All’inizio di Io sono ancora qui, un militare rivolge una minaccia a Veronica (la sorella Paiva maggiore) mentre lei è in giro con i suoi amici: “Metti giù quella cinepresa, cazzo.” Fino a pochi secondi prima, lo schermo era infatti inondato dalla “pellicola” della telecamera, che continuerà ad apparire nel film. Quest’affermazione secca porta sicuramente a riflettere sull’uso politico del cinema (non a caso, il film è stato boicottato, senza successo, dal Brasile di Bolsonaro) ma anche sul modo in cui Salles sfrutta questo mezzo. Le foto che Eunice tiene nelle scatole, i video girati da Veronica: questi elementi rappresentano la prospettiva intima e familiare della famiglia Paiva.
A questo materiale analogico si aggiunge poi quello reale d’epoca, insieme a un altro livello di narrazione. Oggi il materiale d’archivio ci è accessibile, ma un tempo non lo era: in passato le informazioni venivano filtrate e oscurate, in televisione si vedeva solo ciò che il regime voleva mostrare. In questo senso il materiale d’archivio assume il significato della narrativa maestra della storia: documenti che hanno bisogno di un contesto o che nelle mani sbagliate rischiano di essere strumentalizzati. Al contrario, i video dei Paiva sono un materiale unico e irripetibile, che mostra la Storia di un paese vista dall’interno.
Attraverso i video e le foto della famiglia non solo empatizziamo con i personaggi di Io sono ancora qui, ma capiamo l’importanza che la narrativa individuale ha per Salles. Il militare intima a Veronica di abbassare la cinepresa perché registrare è un modo per raccontare la sua storia. Tante testimonianze individuali, in questo caso sulla dittatura brasiliana, si oppongono con forza all’idea della “Grande Storia,” quella che riduce tutto a causa ed effetto e che parla di grandi schemi. In Io sono ancora qui il racconto è quello dei singoli che hanno effettivamente agito nel loro piccolo, generando un mosaico di storie che si sommano tra di loro.

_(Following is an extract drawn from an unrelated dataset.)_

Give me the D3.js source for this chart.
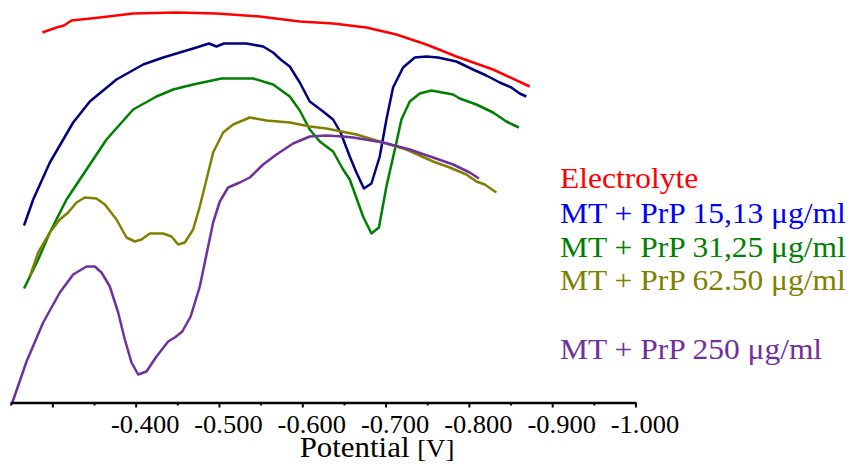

Salles restituisce così la narrazione al singolo essere umano. Ciò è anche dovuto alla gestione degli attori nel rappresentare persone pre-esistenti: non sono volti anonimi che subiscono le sofferenze e tacciono (a differenza del numero Para in Emilia Perez, dove i sofferenti cedono immediatamente lo spazio ai protagonisti), sono persone con cui empatizziamo grazie alla cura nella loro rappresentazione. Il film suggella questo legame nei titoli di coda, mostrando solo i nomi degli attori affianco a foto d’epoca dei Paiva. Il regista non li cancella per relegarli nell’oblio, ma perché il film ha già fatto il suo lavoro: dopo questo snodarsi di continue e appassionanti narrazioni i Paiva restano con noi come amici di vecchia data.
Il messaggio attuale e globale di Io sono ancora qui
Quando una reporter chiede ad Eunice “Non crede che lo Stato abbia problemi più urgenti che cercare di rimediare al suo passato?” lei risponde con un secco e deciso “No.” In questo dialogo è insito l’intero messaggio del film: Salles espone le ferite ancora aperte di una nazione, che non possono cicatrizzare se prima non vi è riconoscimento del trauma.

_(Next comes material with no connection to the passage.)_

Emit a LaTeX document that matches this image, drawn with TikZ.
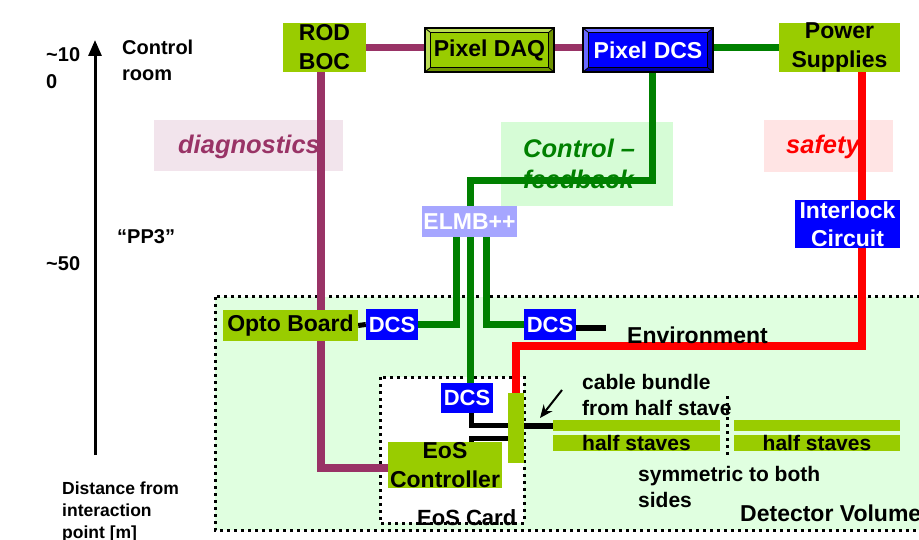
\documentclass[tikz,border=0pt]{standalone}
\usepackage{fontspec}
\setmainfont{Liberation Sans}
\usetikzlibrary{arrows.meta,calc}
\definecolor{boxgreen}{HTML}{99CC00}
\definecolor{dblue}{HTML}{0000FF}
\definecolor{purp}{HTML}{993366}
\definecolor{lgreen}{HTML}{008000}
\definecolor{volbg}{HTML}{E0FFE0}
\definecolor{ctrlbg}{HTML}{D6FCD6}
\definecolor{diagbg}{HTML}{F2E4EC}
\definecolor{safebg}{HTML}{FFE4E4}
\definecolor{elmbc}{HTML}{A6A6FF}
\definecolor{daqlight}{HTML}{BCDD55}
\definecolor{daqdark}{HTML}{6F9400}
\definecolor{dcslight}{HTML}{6A6AFF}
\definecolor{dcsdark}{HTML}{0000A8}
\newcommand\myfs[2]{\fontsize{#1}{#2}\selectfont\bfseries}
\newcommand\bevelbox[4]{%
  \fill[#2] (#1.north west) rectangle (#1.south east);
  \fill[#3] (#1.north west) -- (#1.south west) -- ([shift={(6pt,5pt)}]#1.south west) -- ([shift={(6pt,-5pt)}]#1.north west) -- cycle;
  \fill[#3] (#1.north west) -- (#1.north east) -- ([shift={(-6pt,-5pt)}]#1.north east) -- ([shift={(6pt,-5pt)}]#1.north west) -- cycle;
  \fill[#4] (#1.south west) -- (#1.south east) -- ([shift={(-6pt,5pt)}]#1.south east) -- ([shift={(6pt,5pt)}]#1.south west) -- cycle;
  \fill[#4] (#1.north east) -- (#1.south east) -- ([shift={(-6pt,5pt)}]#1.south east) -- ([shift={(-6pt,-5pt)}]#1.north east) -- cycle;
  \draw[line width=0.8pt,fill=#2] ([shift={(6pt,-5pt)}]#1.north west) rectangle ([shift={(-6pt,5pt)}]#1.south east);
  \draw[line width=0.8pt] (#1.north west) -- ([shift={(6pt,-5pt)}]#1.north west)
    (#1.north east) -- ([shift={(-6pt,-5pt)}]#1.north east)
    (#1.south west) -- ([shift={(6pt,5pt)}]#1.south west)
    (#1.south east) -- ([shift={(-6pt,5pt)}]#1.south east);
  \draw[line width=2pt] (#1.north west) rectangle (#1.south east);
}
\pgfdeclarelayer{bg}
\pgfdeclarelayer{lines}
\pgfsetlayers{bg,lines,main}
\begin{document}
\begin{tikzpicture}[x=1pt,y=-1pt,
  gbox/.style={fill=boxgreen,inner sep=0pt,align=center,text=black,font=\myfs{23}{29}},
  plainbox/.style={inner sep=0pt,align=center,font=\myfs{23}{29}},
  bbox/.style={fill=dblue,inner sep=0pt,align=center,text=white,font=\myfs{23}{28}},
  dcsbox/.style={fill=dblue,inner sep=0pt,text=white,font=\myfs{22}{26},minimum width=52pt,minimum height=31pt},
  lbl/.style={inner sep=0pt,align=center,font=\myfs{25.5}{31}\itshape},
  txt/.style={inner sep=0pt,align=left,font=\myfs{21}{26}},
  bar/.style={fill=boxgreen,inner sep=0pt,font=\myfs{21}{26}},
  pline/.style={draw=purp,line width=7.5pt},
  gline/.style={draw=lgreen,line width=7pt},
  rline/.style={draw=red,line width=8pt},
  kline/.style={draw=black,line width=5pt},
  dotbox/.style={draw=black,line width=3pt,dash pattern=on 3pt off 4pt}]
\useasboundingbox (0,0) rectangle (919,540);

% ---------- main boxes ----------
\node[gbox,minimum width=83pt,minimum height=49pt] (rod) at (324.5,47.5) {ROD\\BOC};
\node[plainbox,text=black,minimum width=129pt,minimum height=44pt] (daq) at (489.5,50) {Pixel DAQ};
\node[plainbox,text=white,minimum width=130pt,minimum height=44pt] (pdcs) at (648,50) {Pixel DCS};
\node[gbox,minimum width=121pt,minimum height=49pt] (power) at (839.5,47.5) {Power\\Supplies};
\node[bbox,minimum width=105pt,minimum height=48pt] (ilock) at (847.5,224) {Interlock\\Circuit};
\node[fill=elmbc,inner sep=0pt,text=white,font=\myfs{23}{28},minimum width=95pt,minimum height=31pt] (elmb) at (469.5,221.5) {ELMB++};
\node[gbox,minimum width=135pt,minimum height=31pt] (opto) at (290.5,325.5) {Opto Board};
\node[dcsbox] (dcsa) at (392,324.5) {DCS};
\node[dcsbox] (dcsb) at (550,324.5) {DCS};
\node[dcsbox,minimum height=30pt] (dcsc) at (467,398) {DCS};
\node[fill=boxgreen,inner sep=0pt,minimum width=16pt,minimum height=70pt] (blk) at (516,428) {};
\node[gbox,minimum width=114pt,minimum height=44pt] (eosc) at (445,465) {EoS\\Controller};
\node[bar,minimum width=167pt,minimum height=11pt] (s1) at (636.5,425.5) {};
\node[bar,minimum width=167pt,minimum height=12pt] (s2) at (636.5,443) {half staves};
\node[bar,minimum width=166pt,minimum height=11pt] (s3) at (817,425.5) {};
\node[bar,minimum width=166pt,minimum height=12pt] (s4) at (817,443) {half staves};

% ---------- free texts ----------
\node[inner sep=0pt,anchor=north west,align=left,font=\myfs{20}{27}] (t100) at (46,47) {\textasciitilde10\\0};
\node[inner sep=0pt,anchor=north west,align=left,font=\myfs{20}{26}] (tcr) at (122,40) {Control\\room};
\node[inner sep=0pt,anchor=west,font=\myfs{20}{26}] (tpp3) at (117,237) {“PP3”};
\node[inner sep=0pt,anchor=west,font=\myfs{20}{26}] (t50) at (46,264) {\textasciitilde50};
\node[inner sep=0pt,anchor=north west,align=left,font=\myfs{17.5}{22}] (tdist) at (62,482) {Distance from\\interaction\\point [m]};
\node[inner sep=0pt,anchor=west,font=\myfs{23}{28}] (tenv) at (627,335) {Environment};
\node[txt,anchor=north west] (tcable) at (582,374) {cable bundle\\from half stave};
\node[txt,anchor=north west] (tsym) at (638,466) {symmetric to both\\sides};
\node[inner sep=0pt,anchor=base west,font=\myfs{23}{28}] (tdet) at (740,521) {Detector Volume};
\node[inner sep=0pt,anchor=base west,font=\myfs{22}{28}] (tcard) at (417,525) {EoS Card};

% ---------- backgrounds ----------
\begin{pgfonlayer}{bg}
  \fill[volbg] (215,297) rectangle (926,530);
  \draw[dotbox] (215,297) rectangle (926,530);
  \fill[white] (380,377) rectangle (524,523);
  \draw[dotbox] (380,377) rectangle (524,523);
  \node[fill=diagbg,minimum width=189pt,minimum height=51pt,inner sep=0pt] (diagbox) at (248.5,145.5) {};
  \node[lbl,text=purp] (diag) at (249,147) {diagnostics};
  \node[fill=ctrlbg,minimum width=172pt,minimum height=84pt,inner sep=0pt] (ctrlbox) at (587,164) {};
  \node[lbl,text=lgreen,align=left,anchor=north west] (ctrl) at (523,139) {Control –\\feedback};
  \node[fill=safebg,minimum width=129pt,minimum height=52pt,inner sep=0pt] (safebox) at (828.5,146) {};
  \node[lbl,text=red] (safe) at (823,147) {safety};
\end{pgfonlayer}

% ---------- connectors ----------
\coordinate (fb) at (470,181);
\coordinate (rc) at (516,346);
\coordinate (envend) at (606,328);
\coordinate (arrs) at (562,390);
\coordinate (arre) at (540,418);
\coordinate (dvt) at (727,396);
\coordinate (dvb) at (727,455);
\coordinate (axb) at (95,455);
\coordinate (axt) at (95,40);
\begin{pgfonlayer}{lines}
  \draw[pline] (rod.east) -- (daq.west |- rod.east);
  \draw[pline] (daq.east |- rod.east) -- (pdcs.west |- rod.east);
  \draw[gline] (pdcs.east |- power.west) -- (power.west);
  \draw[pline] ([xshift=-3.5pt]rod.south) |- ([yshift=-3pt]eosc.west);
  \draw[gline] ([xshift=4pt]pdcs.south) |- (fb) -- (fb |- dcsc.north);
  \draw[gline] ([xshift=-13.5pt]elmb.south) |- (dcsa.east);
  \draw[gline] ([xshift=16.5pt]elmb.south) |- (dcsb.west);
  \draw[rline] ([xshift=22.5pt]power.south) |- (rc) -- (blk.north);
  \draw[kline] (opto.east) -- (dcsa.west);
  \draw[kline] (dcsb.east |- envend) -- (envend);
  \draw[kline] ([xshift=4pt]dcsc.south) |- ([yshift=3pt]blk.west);
  \draw[kline] ([xshift=26pt]eosc.north) |- ([yshift=-10pt]blk.west);
  \draw[kline,line width=6pt] (blk.east |- s1.west) -- (s1.west);
  \draw[line width=2pt,-{Stealth[length=13pt,width=11pt]}] (arrs) -- (arre);
  \draw[dotbox] (dvt) -- (dvb);
  \draw[line width=3pt,-{Triangle[length=16pt,width=13pt]}] (axb) -- (axt);
  \bevelbox{daq}{boxgreen}{daqlight}{daqdark}
  \bevelbox{pdcs}{dblue}{dcslight}{dcsdark}
\end{pgfonlayer}
\end{tikzpicture}
\end{document}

In un’analisi comparativa, Io sono ancora qui si allinea con Quo vadis, Aida? nell’audacia dell’esporre gli errori di una nazione e nella difficoltà del riconoscerli tempo dopo, il tutto attraverso un percorso narrativo che ruota attorno a due donne dalla straordinaria resilienza. Io sono ancora qui però ci stravolge con una forza narrativa sorprendente: attraverso le inquadrature finali risulta chiaro che il film non sia solo autoriflessivo e rivolto al passato, anzi, è determinato a stabilire un dialogo con il presente. Gli ultimi sguardi in macchina di Eunice ci invitano all’azione, l’ingiustizia non può prevalere se tutti insieme ci ribelliamo allo status quo.
Nel periodo storico in cui ci troviamo è necessario avere delle rappresentazioni mediatiche del genere. Non è un caso se negli ultimi mesi le sale e i siti streaming sono saturi di questo tipo di contenuto. Il kolossal d’autore The Brutalist mostra la patria della libertà come un luogo marcio fino al midollo, lontano dal sogno americano. M – Il figlio del secolo rivela un viscido grottesco che straborda dal ritratto satirico di Mussolini. Se il cinema è uno specchio dei nostri tempi, oggi più che mai siamo chiamati a riflettere sui tumulti che caratterizzano ogni nostra giornata.
Non bisogna dimenticare la colpevolezza del passato. Se gli errori creano ciò che siamo in quanto individui, allora i genocidi e le persecuzioni attuate da uno Stato nel passato formano l’identità nazionale di oggi. È importante rimanere uniti e affrontare con mentalità critica la realtà. La resistenza manifestata sullo schermo deve travolgere lo spettatore, che protestando e lottando per la verità potrà affermare con forza di non essersi arreso e di essere, insieme ad Eunice, ancora qui.